Daha önce yaşamadığımız bir şeyi yaşıyor ve küresel bir ölüm tehdidi ile yüzleşiyoruz. Biz de bu süreçte kendimizi korumaya çalışırken birçok şeyi gözlemliyoruz.  Meğerse ‘yaşam’a ne kadar çok değer veren insanımız varmış bunu öğreniyoruz. Corona’ya gösterilen ‘duyar’lılığın küçük bir parçasını kendi dışında gelişen yaşam ihlallerine karşı göstermeyen bu insansıların ‘yaşam’ı kendi arzuları ve çıkarları dışında görmediğini biliyoruz. Ama Corona öyle güçlü bir sosyalizasyona sahip ki artık kendi dışında yaşayan insanların olduğunu görmek zorunda kalan, onların da sağlıklı olmasını talep edenler ile çevrili etrafımız. Ne büyük bir insanlık gösterisi ama!

Peki egemen/üst/ayrıcalıklı sınıfların tavrını nasıl değerlendirmeli? Hepsi o kadar fazla insan canlısı ki! Her yıl binlerce insanın iş cinayetlerinden, işsizlikten, açlıktan ve dahasından ölümünü ‘doğal’ bulan bu sınıflar, hem kendilerini vuran bu virüsü hem de düşen karlarını dert edinmeye başladılar. Dünya ekonomisi büyük bir vurgun yedi, yastalar.  Neoliberal devlet, 1970’lerden bu yana, uluslararası sermayenin (Çok Uluslu Şirketlerin) ve yerel burjuvaların sermaye birikiminin (sömürü olanakları) önünü açmak için yapılandırılmış ve organize edilmiş bir devletti. Ulusal ekonomiler küresel ekonomiye ve sermayeye bağımlı hale getirilmişti. Sosyal sorumluluklarından arındırılmış, eğitimden sağlığa her şeyi sermaye birikim mantığıyla oluşturmuş bir devlet tipi vardı. Bu paradigma için öğrenci de hasta da birer müşteriydi. Bir taraftan kolektif olan ne varsa dağıtılmış ve yerine bencil dürtüler ve kar güdüsü getirilmiş diğer taraftan bu sosyal yapının ayakta kalması için güvenlik aygıtı sağlamlaştırılmıştı. İşte Corona bu sosyal yapıya bir saldırıda bulundu.

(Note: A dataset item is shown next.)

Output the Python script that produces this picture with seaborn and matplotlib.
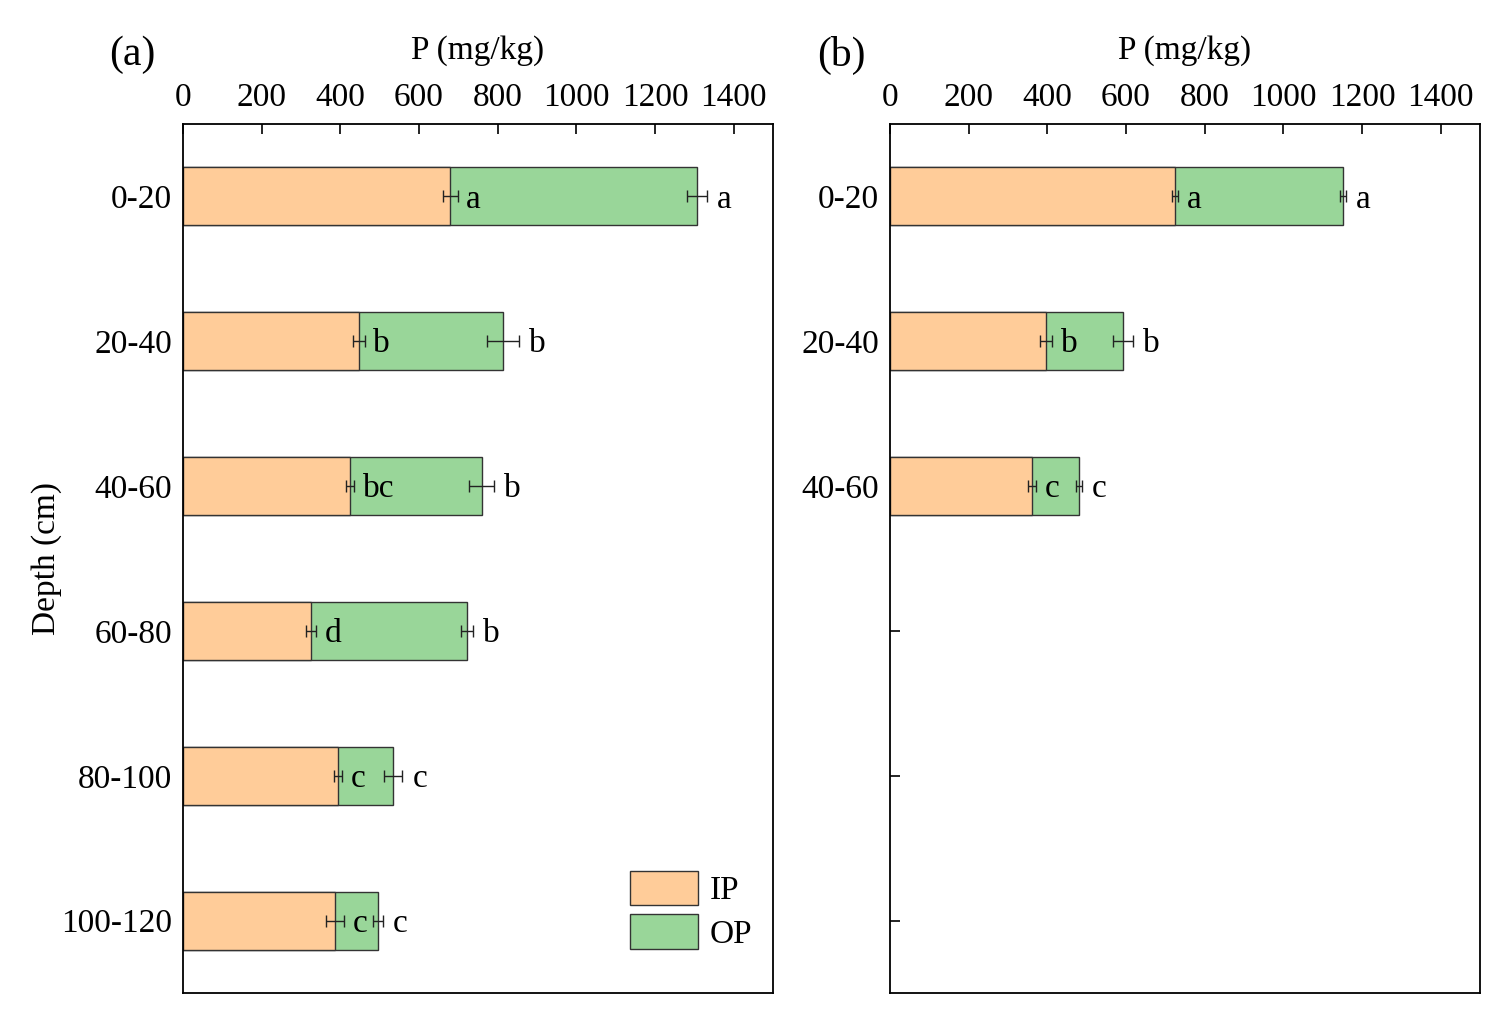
import matplotlib
matplotlib.use("Agg")
import matplotlib.pyplot as plt
import numpy as np
import pandas as pd
import seaborn as sns
from matplotlib.patches import Patch

sns.set_theme(style="white")
plt.rcParams["font.family"] = ["Liberation Serif", "DejaVu Serif"]
plt.rcParams["text.color"] = "black"
plt.rcParams["axes.labelcolor"] = "black"
plt.rcParams["xtick.color"] = "black"
plt.rcParams["ytick.color"] = "black"

# ---------------------------------------------------------------------
# data
# ---------------------------------------------------------------------
depths = ["0-20", "20-40", "40-60", "60-80", "80-100", "100-120"]

# panel (a)
ip_a = [679, 447, 425, 325, 394, 386]
tot_a = [1307, 814, 760, 722, 534, 496]
ip_err_a = [19, 15, 10, 13, 10, 23]
tot_err_a = [25, 40, 32, 15, 24, 13]
ip_let_a = ["a", "b", "bc", "d", "c", "c"]
tot_let_a = ["a", "b", "b", "b", "c", "c"]

# panel (b)
depths_b = ["0-20", "20-40", "40-60"]
ip_b = [725, 397, 361]
tot_b = [1152, 592, 481]
ip_err_b = [8, 15, 10]
tot_err_b = [8, 26, 8]
ip_let_b = ["a", "b", "c"]
tot_let_b = ["a", "b", "c"]

IP_COLOR = "#FFCC99"
OP_COLOR = "#99D699"
EDGE = "#333333"
FS = 24

fig = plt.figure(figsize=(15, 10.19), dpi=100)
ax_a = fig.add_axes([0.122, 0.0255, 0.3933, 0.8528])
ax_b = fig.add_axes([0.5933, 0.0255, 0.3934, 0.8528])


def draw_panel(ax, cats, ip, tot, ip_err, tot_err, ip_let, tot_let):
    df = pd.DataFrame({"Depth": cats, "IP": ip, "Total": tot})
    # total (green) first, IP drawn over it -> stacked look
    sns.barplot(data=df, y="Depth", x="Total", order=depths, orient="h",
                color=OP_COLOR, saturation=1, width=0.4,
                edgecolor=EDGE, linewidth=1, ax=ax)
    sns.barplot(data=df, y="Depth", x="IP", order=depths, orient="h",
                color=IP_COLOR, saturation=1, width=0.4,
                edgecolor=EDGE, linewidth=1, ax=ax)
    ypos = [depths.index(c) for c in cats]
    ax.errorbar(ip, ypos, xerr=ip_err, fmt="none", ecolor="#222222",
                elinewidth=1, capsize=4, capthick=1)
    ax.errorbar(tot, ypos, xerr=tot_err, fmt="none", ecolor="#222222",
                elinewidth=1, capsize=4, capthick=1)
    for y, x, e, t in zip(ypos, ip, ip_err, ip_let):
        ax.text(x + e + 22, y + 0.02, t, va="center", ha="left", fontsize=FS)
    for y, x, e, t in zip(ypos, tot, tot_err, tot_let):
        ax.text(x + e + 25, y + 0.02, t, va="center", ha="left", fontsize=FS)

    ax.set_xlim(0, 1500)
    ax.set_ylim(5.5, -0.5)
    ax.set_xticks(np.arange(0, 1401, 200))
    ax.xaxis.tick_top()
    ax.xaxis.set_label_position("top")
    ax.set_xlabel("P (mg/kg)", fontsize=FS, labelpad=17)
    ax.tick_params(axis="x", which="both", direction="in", length=7,
                   width=1.2, labelsize=FS, pad=8,
                   top=True, bottom=False)
    ax.tick_params(axis="y", direction="in", length=7, width=1.2,
                   labelsize=FS, pad=8, left=True)
    for s in ax.spines.values():
        s.set_color("black")
        s.set_linewidth(1.3)


draw_panel(ax_a, depths, ip_a, tot_a, ip_err_a, tot_err_a, ip_let_a, tot_let_a)
draw_panel(ax_b, depths_b, ip_b, tot_b, ip_err_b, tot_err_b, ip_let_b, tot_let_b)

ax_a.set_ylabel("Depth (cm)", fontsize=FS)
ax_a.yaxis.set_label_coords(-0.205, 0.5)
ax_b.set_ylabel("")
ax_b.set_yticks(range(len(depths)))
ax_b.set_yticklabels(depths_b + [""] * (len(depths) - len(depths_b)))

handles = [Patch(facecolor=IP_COLOR, edgecolor=EDGE, label="IP"),
           Patch(facecolor=OP_COLOR, edgecolor=EDGE, label="OP")]
ax_a.legend(handles=handles, loc="lower right", frameon=False, fontsize=FS,
            handlelength=2.05, handleheight=1.2, handletextpad=0.35,
            labelspacing=0.25, borderaxespad=0.9,
            bbox_to_anchor=(1.039, 0.0))

fig.text(0.073, 0.946, "(a)", fontsize=30, ha="left", va="center")
fig.text(0.545, 0.946, "(b)", fontsize=30, ha="left", va="center")

fig.savefig("out.png", dpi=100)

Sosyal yapı kavramını çok fazla hafife alıyoruz. Hafife aldıkça hurafeler, paranoyalar, komplo teorileri, hacılar, hocalar, başında prof, doç yazan bir çomar zihniyet güçleniyor. Çomar zihniyeti insan doğasıyla destekleyenleri de unutmamak gerekli. Sosyal yapının şekillendirdiği zihinlerin sosyal yapıyı görmezden gelerek insan doğasına yaptıkları atıf, nasıl tarif edilebilir bilinmez: Bir kördüğüm hali. Bir insan doğası vardır evet, sosyal yapının yarattığı insan doğası. Doğumundan ölümüne kendi türüyle rekabet ettirilen, savaştırılan, kendi türünün ayrıcalıklı kesimlerinin eline bakan, onlardan iş isteyen bir grup canlı. Her türlü bencilliğin önünü açan bir sosyal yapının verili insanı olarak X, gerçekten kötü ve bencil olabilir. Hatta öyle kötü ve bencil olabilir ki bu fikirleri onla konuşmayı bile istemeyeceğiniz düzeyde cahil ve yabandır. Fakat sosyal yapının tarihsel çelişkisi de buradadır. Bunda ne şaşılacak ne de şikayet edilecek bir durum vardır. Kapitalist sistem denilen o meşhur kavram, yalnızca altyapısıyla yani ekonomisiyle değil, üstyapısıyla ahlakı, kültürü, siyasetiyle bir bütündür.  Bu sosyal yapının gizemi, yoksullaştırdıklarını yalnızca ekonomik olarak değil zihinsel olarak da yoksunlaştırmasındadır. Aslında tarihten devralınan bir sosyal yapının devamıdır. Aklıma bodrum bireycilerinin Çar’ı Dostoyevski geliyor, kendi devrini, ‘’duygusuzluğun, bilgisizliğin, tembelliğin, yeteneksizliğin, hazıra konmak isteyen bir kuşağın devri’’ olarak tanımlıyordu. O kuşağın devri bitmiş olsa ki(!) 30 yıl kadar sonra dünyayı-tarihi değiştirecek bir sosyal hareketin ve değişimin devri başladı. Verili duruma teslim olmak işin kolayı. Teslim olurken söz söyleme hakkınızı da teslim ediyorsunuz. En iyisi biz ayakta kalalım. İhtiyacımız olan, kendisi kadar hem türüne hem de başka türlere saygı duyan insandır. Bu da radikal değişim talep eden insan demektir.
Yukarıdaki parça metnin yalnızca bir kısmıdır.